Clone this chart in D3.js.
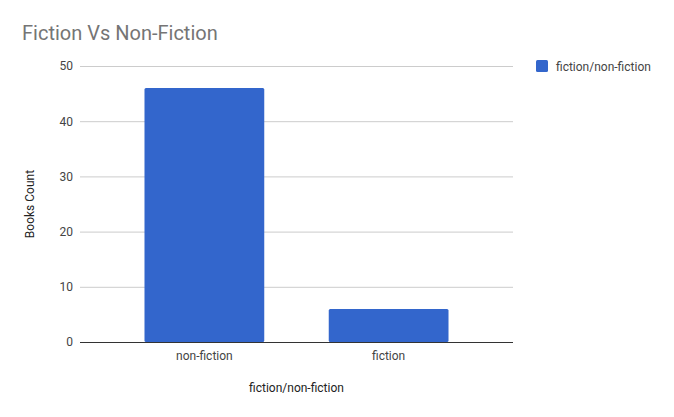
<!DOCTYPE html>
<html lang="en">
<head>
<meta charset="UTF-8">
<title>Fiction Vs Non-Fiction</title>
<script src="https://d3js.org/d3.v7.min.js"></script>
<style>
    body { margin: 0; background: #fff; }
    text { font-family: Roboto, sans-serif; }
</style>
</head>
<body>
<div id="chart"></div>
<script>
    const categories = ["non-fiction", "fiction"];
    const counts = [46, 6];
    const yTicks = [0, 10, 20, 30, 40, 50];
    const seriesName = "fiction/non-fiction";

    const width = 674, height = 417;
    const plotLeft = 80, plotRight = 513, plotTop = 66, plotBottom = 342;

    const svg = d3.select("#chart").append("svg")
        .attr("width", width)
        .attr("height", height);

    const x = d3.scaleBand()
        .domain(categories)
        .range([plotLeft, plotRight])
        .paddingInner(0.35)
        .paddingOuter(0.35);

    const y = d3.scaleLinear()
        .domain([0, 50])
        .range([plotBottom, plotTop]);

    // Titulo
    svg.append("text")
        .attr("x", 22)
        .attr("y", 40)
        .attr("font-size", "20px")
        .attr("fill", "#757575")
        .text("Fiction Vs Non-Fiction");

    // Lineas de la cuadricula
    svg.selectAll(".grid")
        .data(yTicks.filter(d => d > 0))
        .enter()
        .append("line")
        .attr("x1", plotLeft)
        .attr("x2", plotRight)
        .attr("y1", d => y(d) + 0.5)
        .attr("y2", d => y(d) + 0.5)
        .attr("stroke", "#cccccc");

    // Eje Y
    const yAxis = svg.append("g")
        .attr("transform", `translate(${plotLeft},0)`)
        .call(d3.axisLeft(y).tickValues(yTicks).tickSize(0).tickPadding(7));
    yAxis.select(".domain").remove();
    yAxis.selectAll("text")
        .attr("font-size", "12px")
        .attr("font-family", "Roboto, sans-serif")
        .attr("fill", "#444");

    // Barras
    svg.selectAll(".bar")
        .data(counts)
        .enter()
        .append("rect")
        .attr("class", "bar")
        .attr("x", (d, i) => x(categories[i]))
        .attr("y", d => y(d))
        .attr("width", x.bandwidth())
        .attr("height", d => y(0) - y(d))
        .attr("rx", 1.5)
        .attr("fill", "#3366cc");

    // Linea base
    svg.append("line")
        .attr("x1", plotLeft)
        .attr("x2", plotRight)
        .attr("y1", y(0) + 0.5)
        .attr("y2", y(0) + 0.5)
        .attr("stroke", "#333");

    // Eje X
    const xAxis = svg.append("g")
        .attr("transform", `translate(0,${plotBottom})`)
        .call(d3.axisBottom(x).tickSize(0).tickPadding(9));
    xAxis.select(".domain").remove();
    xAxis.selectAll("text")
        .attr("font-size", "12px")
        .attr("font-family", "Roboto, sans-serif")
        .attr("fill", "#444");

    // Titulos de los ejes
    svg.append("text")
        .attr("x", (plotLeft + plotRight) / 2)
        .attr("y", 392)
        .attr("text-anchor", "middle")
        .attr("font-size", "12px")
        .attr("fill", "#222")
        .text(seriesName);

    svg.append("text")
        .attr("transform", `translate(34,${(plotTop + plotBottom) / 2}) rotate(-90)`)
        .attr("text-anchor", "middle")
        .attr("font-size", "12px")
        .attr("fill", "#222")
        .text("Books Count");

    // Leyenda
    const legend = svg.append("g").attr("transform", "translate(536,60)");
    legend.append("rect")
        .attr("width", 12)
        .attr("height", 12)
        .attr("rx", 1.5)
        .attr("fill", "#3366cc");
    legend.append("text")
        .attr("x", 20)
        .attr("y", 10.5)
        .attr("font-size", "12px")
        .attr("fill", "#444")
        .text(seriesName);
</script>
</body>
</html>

Task description ->
Omit every picture while copying the listing above exactly.

Task result ->
Clone this chart in D3.js.
<!DOCTYPE html>
<html lang="en">
<head>
<meta charset="UTF-8">
<title>Fiction Vs Non-Fiction</title>
<script src="https://d3js.org/d3.v7.min.js"></script>
<style>
    body { margin: 0; background: #fff; }
    text { font-family: Roboto, sans-serif; }
</style>
</head>
<body>
<div id="chart"></div>
<script>
    const categories = ["non-fiction", "fiction"];
    const counts = [46, 6];
    const yTicks = [0, 10, 20, 30, 40, 50];
    const seriesName = "fiction/non-fiction";

    const width = 674, height = 417;
    const plotLeft = 80, plotRight = 513, plotTop = 66, plotBottom = 342;

    const svg = d3.select("#chart").append("svg")
        .attr("width", width)
        .attr("height", height);

    const x = d3.scaleBand()
        .domain(categories)
        .range([plotLeft, plotRight])
        .paddingInner(0.35)
        .paddingOuter(0.35);

    const y = d3.scaleLinear()
        .domain([0, 50])
        .range([plotBottom, plotTop]);

    // Titulo
    svg.append("text")
        .attr("x", 22)
        .attr("y", 40)
        .attr("font-size", "20px")
        .attr("fill", "#757575")
        .text("Fiction Vs Non-Fiction");

    // Lineas de la cuadricula
    svg.selectAll(".grid")
        .data(yTicks.filter(d => d > 0))
        .enter()
        .append("line")
        .attr("x1", plotLeft)
        .attr("x2", plotRight)
        .attr("y1", d => y(d) + 0.5)
        .attr("y2", d => y(d) + 0.5)
        .attr("stroke", "#cccccc");

    // Eje Y
    const yAxis = svg.append("g")
        .attr("transform", `translate(${plotLeft},0)`)
        .call(d3.axisLeft(y).tickValues(yTicks).tickSize(0).tickPadding(7));
    yAxis.select(".domain").remove();
    yAxis.selectAll("text")
        .attr("font-size", "12px")
        .attr("font-family", "Roboto, sans-serif")
        .attr("fill", "#444");

    // Barras
    svg.selectAll(".bar")
        .data(counts)
        .enter()
        .append("rect")
        .attr("class", "bar")
        .attr("x", (d, i) => x(categories[i]))
        .attr("y", d => y(d))
        .attr("width", x.bandwidth())
        .attr("height", d => y(0) - y(d))
        .attr("rx", 1.5)
        .attr("fill", "#3366cc");

    // Linea base
    svg.append("line")
        .attr("x1", plotLeft)
        .attr("x2", plotRight)
        .attr("y1", y(0) + 0.5)
        .attr("y2", y(0) + 0.5)
        .attr("stroke", "#333");

    // Eje X
    const xAxis = svg.append("g")
        .attr("transform", `translate(0,${plotBottom})`)
        .call(d3.axisBottom(x).tickSize(0).tickPadding(9));
    xAxis.select(".domain").remove();
    xAxis.selectAll("text")
        .attr("font-size", "12px")
        .attr("font-family", "Roboto, sans-serif")
        .attr("fill", "#444");

    // Titulos de los ejes
    svg.append("text")
        .attr("x", (plotLeft + plotRight) / 2)
        .attr("y", 392)
        .attr("text-anchor", "middle")
        .attr("font-size", "12px")
        .attr("fill", "#222")
        .text(seriesName);

    svg.append("text")
        .attr("transform", `translate(34,${(plotTop + plotBottom) / 2}) rotate(-90)`)
        .attr("text-anchor", "middle")
        .attr("font-size", "12px")
        .attr("fill", "#222")
        .text("Books Count");

    // Leyenda
    const legend = svg.append("g").attr("transform", "translate(536,60)");
    legend.append("rect")
        .attr("width", 12)
        .attr("height", 12)
        .attr("rx", 1.5)
        .attr("fill", "#3366cc");
    legend.append("text")
        .attr("x", 20)
        .attr("y", 10.5)
        .attr("font-size", "12px")
        .attr("fill", "#444")
        .text(seriesName);
</script>
</body>
</html>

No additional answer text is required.